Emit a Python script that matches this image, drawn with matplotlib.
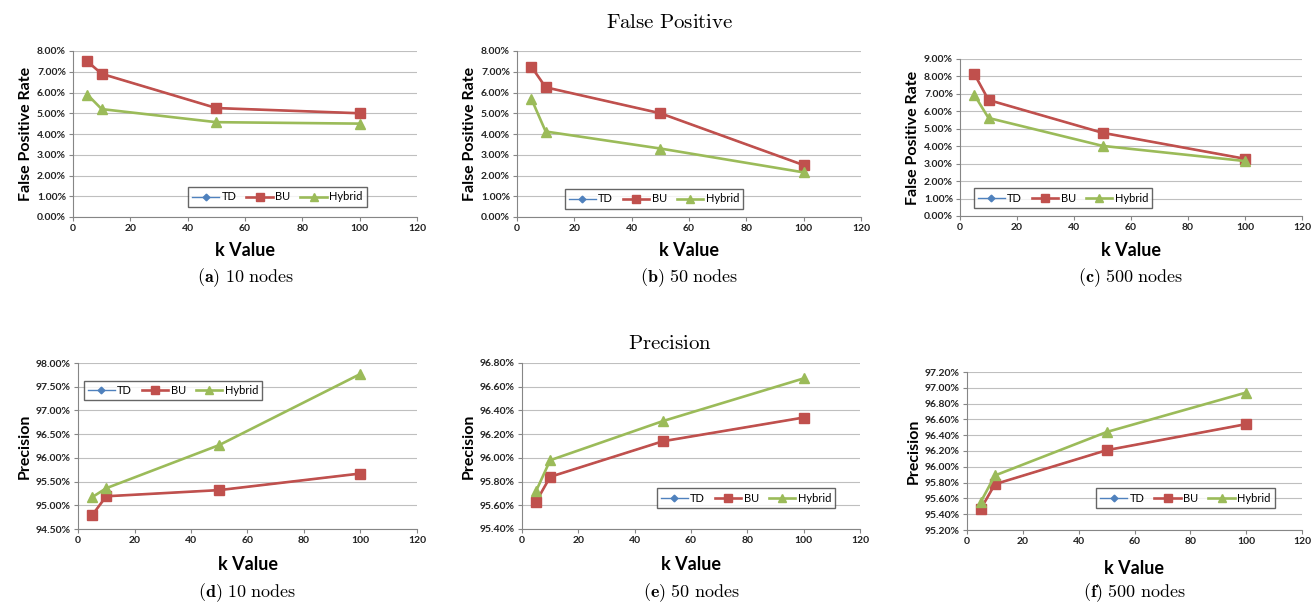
import numpy as np
import matplotlib
matplotlib.use("Agg")
from matplotlib import pyplot as plt
from matplotlib.ticker import FuncFormatter

plt.rcParams['mathtext.fontset'] = 'cm'

# k values used in every panel
k = [5, 10, 50, 100]

# false positive rate (%), TD equals BU so it sits under the red line
fp10_bu = [7.50, 6.90, 5.25, 5.00]
fp10_hy = [5.90, 5.20, 4.57, 4.50]
fp50_bu = [7.25, 6.25, 5.00, 2.50]
fp50_hy = [5.70, 4.12, 3.30, 2.15]
fp500_bu = [8.15, 6.65, 4.77, 3.28]
fp500_hy = [6.95, 5.62, 4.02, 3.15]

# precision (%)
pr10_bu = [94.79, 95.19, 95.32, 95.67]
pr10_hy = [95.17, 95.36, 96.27, 97.77]
pr50_bu = [95.63, 95.84, 96.14, 96.34]
pr50_hy = [95.72, 95.98, 96.31, 96.67]
pr500_bu = [95.47, 95.78, 96.21, 96.54]
pr500_hy = [95.56, 95.89, 96.44, 96.94]

W, H = 1311, 603
fig = plt.figure(figsize=(W / 100, H / 100), dpi=100)

blue = "#4F81BD"
red = "#C0504D"
green = "#9BBB59"
sans = "Lato"


def px_axes(x0, y0, x1, y1):
    # pixel box (top-left origin) -> figure axes
    return fig.add_axes([x0 / W, 1 - y1 / H, (x1 - x0) / W, (y1 - y0) / H])


def panel(box, bu, hy, ylim, step, ylabel, leg, cap, cap_y, kv_y):
    ax = px_axes(*box)
    ax.plot(k, bu, color=blue, marker="D", ms=4, lw=1.0, label="TD")
    ax.plot(k, bu, color=red, marker="s", ms=7, lw=1.9, label="BU")
    ax.plot(k, hy, color=green, marker="^", ms=7, lw=1.9, label="Hybrid")
    ax.set_xlim(0, 120)
    ax.set_ylim(*ylim)
    ax.set_xticks(np.arange(0, 121, 20))
    ax.set_yticks(np.arange(ylim[0], ylim[1] + step / 2, step))
    ax.yaxis.set_major_formatter(FuncFormatter(lambda v, p: "%.2f%%" % v))
    ax.grid(axis="y", color="#BFBFBF", lw=0.8)
    ax.set_axisbelow(True)
    for s in ["top", "right"]:
        ax.spines[s].set_visible(False)
    for s in ["left", "bottom"]:
        ax.spines[s].set_color("#868686")
    ax.tick_params(axis="both", length=3, color="#868686", labelsize=7.5, pad=2)
    for t in ax.get_xticklabels() + ax.get_yticklabels():
        t.set_fontfamily(sans)
        t.set_fontweight("bold")
        t.set_color("#222222")
    ax.set_ylabel(ylabel, fontsize=11.5, fontweight="bold", fontfamily=sans, labelpad=3)
    cx = (box[0] + box[2]) / 2
    fig.text(cx / W, 1 - kv_y / H, "k Value", ha="center", va="center",
             fontsize=13, fontweight="bold", fontfamily=sans)
    fig.text(cx / W, 1 - cap_y / H, cap, ha="center", va="center", fontsize=13)
    lx0, ly0, lx1, ly1 = leg
    lg = ax.legend(loc="center", ncol=3, bbox_to_anchor=((lx0 + lx1) / 2 / W, 1 - (ly0 + ly1) / 2 / H),
                   bbox_transform=fig.transFigure, frameon=True, fancybox=False,
                   prop={"family": sans, "size": 8}, handlelength=2.4, columnspacing=0.9,
                   handletextpad=0.2, borderpad=0.4, markerscale=0.85)
    lg.get_frame().set_edgecolor("#404040")
    lg.get_frame().set_linewidth(1.0)
    return ax


panel((73, 51, 417, 217), fp10_bu, fp10_hy, (0, 8), 1, "False Positive Rate",
      (192, 189, 363, 205), r"$\mathbf{(a)}\ \mathrm{10\ nodes}$", 278, 250)
panel((517, 51, 861, 217), fp50_bu, fp50_hy, (0, 8), 1, "False Positive Rate",
      (568, 189, 740, 209), r"$\mathbf{(b)}\ \mathrm{50\ nodes}$", 278, 250)
panel((960, 59, 1302, 216), fp500_bu, fp500_hy, (0, 9), 1, "False Positive Rate",
      (978, 189, 1148, 207), r"$\mathbf{(c)}\ \mathrm{500\ nodes}$", 278, 250)
panel((78, 363, 417, 529), pr10_bu, pr10_hy, (94.5, 98), 0.5, "Precision",
      (88, 381, 258, 400), r"$\mathbf{(d)}\ \mathrm{10\ nodes}$", 593, 565)
panel((522, 363, 860, 529), pr50_bu, pr50_hy, (95.4, 96.8), 0.2, "Precision",
      (660, 487, 832, 509), r"$\mathbf{(e)}\ \mathrm{50\ nodes}$", 593, 565)
panel((967, 372, 1302, 530), pr500_bu, pr500_hy, (95.2, 97.2), 0.2, "Precision",
      (1100, 488, 1271, 508), r"$\mathbf{(f)}\ \mathrm{500\ nodes}$", 593, 568)

fig.text(670 / W, 1 - 22 / H, r"$\mathrm{False\ Positive}$", ha="center", va="center", fontsize=15)
fig.text(670 / W, 1 - 343 / H, r"$\mathrm{Precision}$", ha="center", va="center", fontsize=15)

plt.savefig("out.png", dpi=100)
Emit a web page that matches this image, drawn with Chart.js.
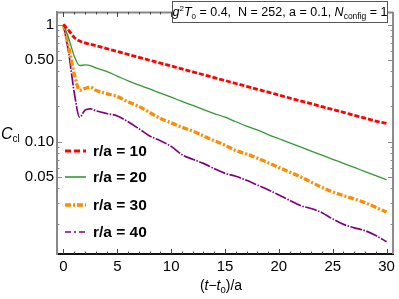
<!DOCTYPE html>
<html><head><meta charset="utf-8">
<script src="https://cdn.jsdelivr.net/npm/chart.js@4/dist/chart.umd.min.js"></script>
<style>html,body{margin:0;padding:0;background:#fff;}canvas{display:block;}</style>
</head><body>
<canvas id="c" width="399" height="299"></canvas>
<script>
const tValues = [0,0.5,1,1.5,2,2.5,3,4,5,6,7,8,9,10,11,12,13,14,15,16,17,18,19,20,21,22,23,24,25,26,27,28,29,30];
const c10 = [1,0.89,0.776,0.724,0.697,0.679,0.661,0.624,0.589,0.556,0.525,0.496,0.469,0.443,0.418,0.395,0.373,0.352,0.333,0.314,0.297,0.280,0.265,0.250,0.236,0.223,0.211,0.199,0.188,0.178,0.168,0.159,0.150,0.143];
const c20 = [1,0.759,0.537,0.447,0.452,0.447,0.427,0.398,0.363,0.331,0.305,0.282,0.260,0.240,0.221,0.204,0.188,0.174,0.162,0.148,0.136,0.126,0.115,0.106,0.0977,0.0902,0.0832,0.0767,0.0708,0.0653,0.0603,0.0556,0.0513,0.0473];
const c30 = [1,0.631,0.380,0.275,0.285,0.292,0.275,0.257,0.243,0.219,0.200,0.178,0.158,0.145,0.133,0.123,0.112,0.102,0.0933,0.0841,0.0785,0.0724,0.0661,0.0603,0.0550,0.0501,0.0452,0.0407,0.0372,0.0347,0.0324,0.0302,0.0275,0.0251];
const c40 = [1,0.562,0.263,0.162,0.186,0.191,0.184,0.174,0.166,0.148,0.129,0.112,0.102,0.0912,0.0776,0.0708,0.0653,0.0589,0.0537,0.0507,0.0468,0.0427,0.0389,0.0351,0.0316,0.0285,0.0269,0.0248,0.0219,0.0197,0.0184,0.0174,0.0158,0.0140];
const seriesLabels = ["r/a = 10","r/a = 20","r/a = 30","r/a = 40"];
const xTicks = [0,5,10,15,20,25,30];
const yTicks = [1,0.5,0.1,0.05];
const yTickLabels = ["1","0.50","0.10","0.05"];
const yMinorTicks = [0.02,0.03,0.04,0.06,0.07,0.08,0.09,0.2,0.3,0.4,0.6,0.7,0.8,0.9];

const styles = [
  {color:'#ff0000', width:2.8, dash:[5,2]},
  {color:'#339933', width:1.3, dash:[]},
  {color:'#ff8c00', width:3.3, dash:[6,2,2,2]},
  {color:'#800080', width:1.7, dash:[12,1.5,1.5,1.5]}
];
const legendDash = [[6,3],[],[6,2,2,2],[6,3,2,3]];
const seriesData = [c10,c20,c30,c40];

const datasets = seriesData.map((arr,i)=>({
  label: seriesLabels[i],
  data: arr.map((v,j)=>({x:tValues[j], y:v})),
  borderColor: styles[i].color,
  borderWidth: styles[i].width,
  borderDash: styles[i].dash,
  pointRadius: 0,
  fill: false,
  cubicInterpolationMode: 'monotone'
}));

function richText(ctx, segs, x, y, align){
  let total = 0;
  segs.forEach(s=>{ctx.font=s.font; total += ctx.measureText(s.t).width;});
  let cx = align==='center' ? x-total/2 : x;
  segs.forEach(s=>{ctx.font=s.font; ctx.fillText(s.t, cx, y+(s.dy||0)); cx += ctx.measureText(s.t).width;});
}

const overlay = {
  id:'overlay',
  afterDraw(chart){
    const ctx = chart.ctx, a = chart.chartArea;
    const xs = chart.scales.x, ys = chart.scales.y;
    ctx.save();
    ctx.strokeStyle = '#888'; ctx.lineWidth = 2;
    ctx.beginPath(); ctx.moveTo(a.right, a.bottom); ctx.lineTo(a.right, a.top); ctx.stroke();
    ctx.beginPath(); ctx.moveTo(a.left, a.top+0.5); ctx.lineTo(a.right, a.top+0.5); ctx.stroke();
    ctx.strokeStyle = '#444'; ctx.lineWidth = 1;
    for (let t=0; t<=30; t++){
      const px = Math.round(xs.getPixelForValue(t))+0.5;
      const len = (t%5===0)?5:2.5;
      ctx.beginPath(); ctx.moveTo(px, a.bottom); ctx.lineTo(px, a.bottom-len); ctx.stroke();
      ctx.beginPath(); ctx.moveTo(px, a.top); ctx.lineTo(px, a.top+len); ctx.stroke();
    }
    ctx.strokeStyle = '#888';
    yTicks.concat(yMinorTicks).forEach(v=>{
      const py = Math.round(ys.getPixelForValue(v))+0.5;
      const len = yTicks.includes(v)?5:2.5;
      ctx.beginPath(); ctx.moveTo(a.left, py); ctx.lineTo(a.left+len, py); ctx.stroke();
      ctx.beginPath(); ctx.moveTo(a.right, py); ctx.lineTo(a.right-len, py); ctx.stroke();
    });
    ctx.fillStyle = '#fff'; ctx.fillRect(172,1,215,21);
    ctx.strokeStyle = '#555'; ctx.lineWidth = 1;
    ctx.strokeRect(172.5,1.5,215,21);
    ctx.fillStyle = '#000'; ctx.textBaseline = 'alphabetic';
    const f = 'px "Liberation Sans", Arial, sans-serif';
    richText(ctx, [
      {t:'g', font:'italic 12.5'+f},{t:'2', font:'8'+f, dy:-5},
      {t:'T', font:'italic 12.5'+f},{t:'0', font:'8'+f, dy:3},
      {t:' = 0.4,  N = 252, a = 0.1, ', font:'12.5'+f},
      {t:'N', font:'italic 12.5'+f},{t:'config', font:'8.5'+f, dy:3},
      {t:' = 1', font:'12.5'+f}
    ], 280, 16, 'center');
    richText(ctx, [{t:'C', font:'italic 16'+f},{t:'cl', font:'10'+f, dy:3}], 1, 139, 'left');
    richText(ctx, [{t:'(', font:'14'+f},{t:'t', font:'italic 14'+f},{t:'\u2212', font:'14'+f},
      {t:'t', font:'italic 14'+f},{t:'0', font:'9.5'+f, dy:3},{t:')/a', font:'14'+f}], 221, 290, 'center');
    const ly = [151,177,205,232];
    seriesLabels.forEach((lab,i)=>{
      ctx.strokeStyle = styles[i].color;
      ctx.lineWidth = Math.max(styles[i].width,1.6);
      ctx.setLineDash(legendDash[i]);
      ctx.beginPath(); ctx.moveTo(65, ly[i]); ctx.lineTo(86, ly[i]); ctx.stroke();
      ctx.setLineDash([]);
      ctx.fillStyle = '#000';
      ctx.font = 'bold 15.5'+f; ctx.textBaseline='middle';
      ctx.fillText(lab, 93, ly[i]+1);
    });
    ctx.restore();
  }
};

new Chart(document.getElementById('c'), {
  type:'line',
  data:{datasets},
  options:{
    responsive:false, animation:false,
    layout:{padding:{left:0,right:4,top:0,bottom:0}},
    plugins:{legend:{display:false}, tooltip:{enabled:false}},
    scales:{
      x:{type:'linear', min:-0.6, max:30.6,
        afterBuildTicks(s){ s.ticks = xTicks.map(v=>({value:v})); },
        afterFit(s){ s.height = 45; },
        grid:{display:false, drawTicks:false},
        border:{display:true, color:'#111', width:2},
        ticks:{color:'#000', font:{family:'"Liberation Sans", Arial, sans-serif', size:15}, padding:4, maxRotation:0}
      },
      y:{type:'logarithmic', min:0.011, max:1.28,
        afterBuildTicks(s){ s.ticks = yTicks.map(v=>({value:v})); },
        afterFit(s){ s.width = 57; },
        grid:{display:false, drawTicks:false},
        border:{display:true, color:'#888', width:2},
        ticks:{color:'#000', font:{family:'"Liberation Sans", Arial, sans-serif', size:15}, padding:3,
          callback:(v)=>{ const i = yTicks.indexOf(v); return i>=0 ? yTickLabels[i] : ''; }}
      }
    }
  },
  plugins:[overlay]
});
</script>
</body></html>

__Task to complete__. Copy exactly the lines from the first line of the records above through the line with "plt.rcParams['mathtext.fontset'] = 'cm'", both included, and nothing else. Pictures stay out.

__Task answer__.
Emit a Python script that matches this image, drawn with matplotlib.
import numpy as np
import matplotlib
matplotlib.use("Agg")
from matplotlib import pyplot as plt
from matplotlib.ticker import FuncFormatter

plt.rcParams['mathtext.fontset'] = 'cm'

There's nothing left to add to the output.